The term “child sexual abuse material” more accurately captures the nature of the material and the sexual exploitation of minors and better encompasses multiple media formats such as images, videos, and other digital content.

“With this new law, we are moving away from the ‘you know it when you see it’ mindset and embedding clear and concise language into law that helps prosecute child predators,” Provenzano said. “The words ‘child pornography’ imply a child is able to consent. We know that a child cannot consent, and this law puts the emphasis on the crime committed against the child, not the child themselves.”

Rep. Provenzano worked with Senator Darrell Weaver, R-Moore, on the bill. 

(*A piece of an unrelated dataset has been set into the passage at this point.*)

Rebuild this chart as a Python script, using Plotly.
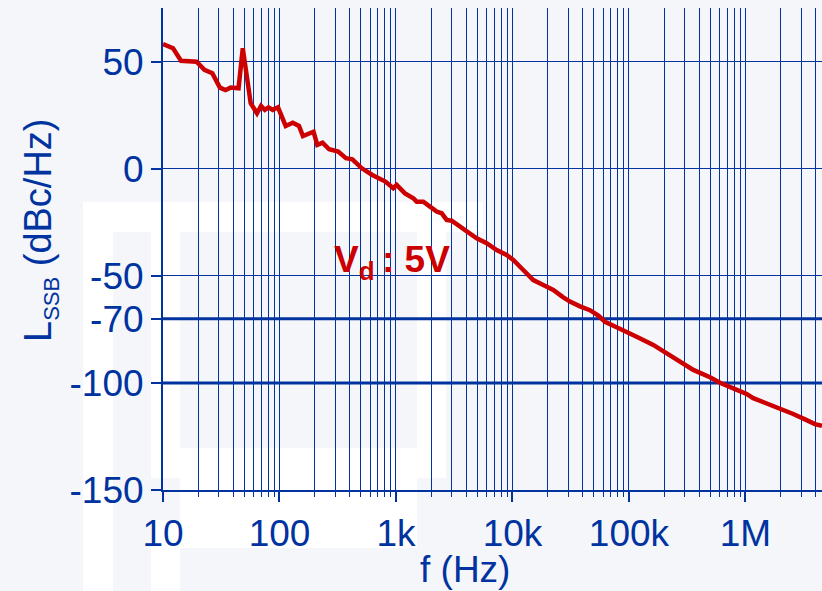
import plotly.graph_objects as go

# Single-sideband phase noise, Vd = 5 V
freq_hz = [10, 12.2, 14.3, 19.4, 22.7, 26.5, 30.8, 34.4, 38.1, 44.5, 48.4, 56.6,
           64.1, 69.4, 74.8, 80.5, 87.5, 97.1, 113, 130, 147, 159, 196, 211, 234,
           267, 319, 372, 422, 509, 626, 811, 948, 1014, 1195, 1409, 1506, 1716,
           1959, 2235, 2466, 2722, 3005, 3541, 4315, 4928, 6007, 7318, 8917,
           10160, 12380, 15090, 18380, 22400, 27290, 31170, 37960, 46240, 54540,
           62260, 75860, 95500, 116400, 161700, 210700, 257000, 356600, 495800,
           604000, 785900, 1023000, 1166000, 1521000, 1977000, 2572000, 3243000,
           3953000, 4540000]
lssb_dbc = [58.4, 56.4, 50.5, 50.1, 46.3, 44.7, 38.0, 36.9, 38.0, 37.7, 56.4, 30.7,
            26.0, 29.4, 27.6, 28.8, 27.6, 28.8, 20.1, 21.6, 20.1, 15.4, 17.4, 11.2,
            12.3, 9.2, 8.1, 5.0, 4.5, 0.3, -2.8, -5.9, -9.0, -7.5, -11.4, -13.7,
            -15.3, -15.3, -17.6, -19.9, -20.7, -23.8, -24.2, -27.0, -30.0, -32.4,
            -34.7, -37.9, -40.2, -42.5, -47.2, -51.9, -54.2, -56.5, -60.0, -62.0,
            -64.2, -66.0, -68.5, -71.4, -73.6, -76.4, -78.4, -82.2, -86.1, -89.3,
            -93.9, -97.3, -99.9, -102.5, -105.1, -107.1, -109.5, -111.8, -114.5,
            -117.0, -119.2, -120.0]

x_tick_vals = [10, 100, 1e3, 1e4, 1e5, 1e6]
x_tick_text = ["10", "100", "1k", "10k", "100k", "1M"]
y_tick_vals = [-150, -100, -70, -50, 0, 50]
y_tick_text = ["-150", "-100", "-70", "-50", "0", "50"]
ref_levels_dbc = [-70, -100]

BLUE = "#0033a0"
RED = "#cc0000"
FONT = "Liberation Sans, Arial, sans-serif"
W, H = 822, 591
ML, MR, MT, MB = 163, 0, 8, 101
PW, PH = W - ML - MR, H - MT - MB


def px_x(px):
    return (px - ML) / PW


def px_y(py):
    return (H - MB - py) / PH


minor_vals = [d * 10 ** e for e in range(1, 7) for d in range(2, 10)]

fig = go.Figure()
fig.add_trace(go.Scatter(x=freq_hz, y=lssb_dbc, mode="lines",
                         line=dict(color=RED, width=4.5), hoverinfo="skip"))

# faint background watermark blocks (pixel boxes)
wm_boxes = [(83, 202, 113, 591), (113, 202, 483, 232), (151, 232, 180, 478),
            (151, 520, 180, 591), (180, 448, 417, 548), (417, 232, 446, 478)]
shapes = []
for x0, y0, x1, y1 in wm_boxes:
    shapes.append(dict(type="rect", xref="paper", yref="paper",
                       x0=px_x(x0), x1=px_x(x1), y0=px_y(y1), y1=px_y(y0),
                       fillcolor="#ffffff", line=dict(width=0), layer="below"))
for lvl in ref_levels_dbc:
    shapes.append(dict(type="line", xref="paper", yref="y", x0=0, x1=1,
                       y0=lvl, y1=lvl, line=dict(color=BLUE, width=3),
                       layer="between"))

fig.update_layout(
    width=W, height=H,
    margin=dict(l=ML, r=MR, t=MT, b=MB, pad=0),
    paper_bgcolor="#f4f6f9",
    plot_bgcolor="rgba(0,0,0,0)",
    showlegend=False,
    shapes=shapes,
    font=dict(family=FONT, color=BLUE, size=37),
    annotations=[
        dict(text="f (Hz)", xref="paper", yref="paper", x=px_x(465), y=px_y(569),
             xanchor="center", yanchor="middle", showarrow=False,
             font=dict(size=37, color=BLUE, family=FONT)),
        dict(text="L<sub><span style='font-size:22px'>SSB</span></sub> (dBc/Hz)",
             xref="paper", yref="paper", x=px_x(40), y=px_y(230),
             xanchor="center", yanchor="middle", textangle=-90, showarrow=False,
             font=dict(size=38, color=BLUE, family=FONT)),
        dict(text="<b>V<sub><span style='font-size:26px'>d</span></sub>\u2009: 5V</b>",
             xref="paper", yref="paper", x=px_x(332), y=px_y(262),
             xanchor="left", yanchor="middle", showarrow=False,
             font=dict(size=37, color=RED, family=FONT)),
    ],
)

fig.update_xaxes(
    type="log", range=[1, 6.657],
    tickmode="array", tickvals=x_tick_vals, ticktext=x_tick_text,
    ticks="outside", ticklen=10, tickwidth=1.5, tickcolor=BLUE,
    tickfont=dict(size=37, color=BLUE, family=FONT),
    showline=True, linecolor=BLUE, linewidth=2,
    showgrid=True, gridcolor=BLUE, gridwidth=1,
    minor=dict(tickmode="array", tickvals=minor_vals, ticks="outside",
               ticklen=5, tickwidth=1, tickcolor=BLUE,
               showgrid=True, gridcolor=BLUE, gridwidth=1),
    zeroline=False,
)
fig.update_yaxes(
    range=[-150, 75.2],
    tickmode="array", tickvals=y_tick_vals, ticktext=y_tick_text,
    ticks="outside", ticklen=10, tickwidth=1.5, tickcolor=BLUE,
    tickfont=dict(size=37, color=BLUE, family=FONT),
    showline=True, linecolor=BLUE, linewidth=2,
    showgrid=True, gridcolor=BLUE, gridwidth=1,
    zeroline=False,
)

fig.write_html("out.html")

“This bill marks a significant shift in our legal terminology, one that reflects the gravity and true nature of the crimes we're combatting,” Weaver said. “During my time as director of the Oklahoma Bureau of Narcotics, we continually worked to take action against those who commit sexual crimes and partake in human trafficking. I am adamantly opposed to such exploitation and abuse and was proud to have a role in sending this bill to the governor’s desk.” 

The updated terminology aligns with the evolving legal frameworks in the United States and better defines material by using a more specific term aligning with federal code.

The bill was originally suggested by The Demand Project, a nonprofit organization that works to eradicate human trafficking, online enticement, child sexual abuse material, and the commercial sexual exploitation of children. Child sexual abuse material has significant impact on child trafficking demand.

“In changing 'Child Pornography' to 'Child Sexual Abuse Material,' we're not just updating words; we're reaffirming our commitment to protect the innocence of our children,” said The Demand Project CEO and Co-Founder Kristin Weis. “This bill marks a pivotal moment in our legal landscape, ensuring that the focus remains on the crime committed against the child, which will undoubtedly result in more serious action taken against perpetrators when viewed in this light."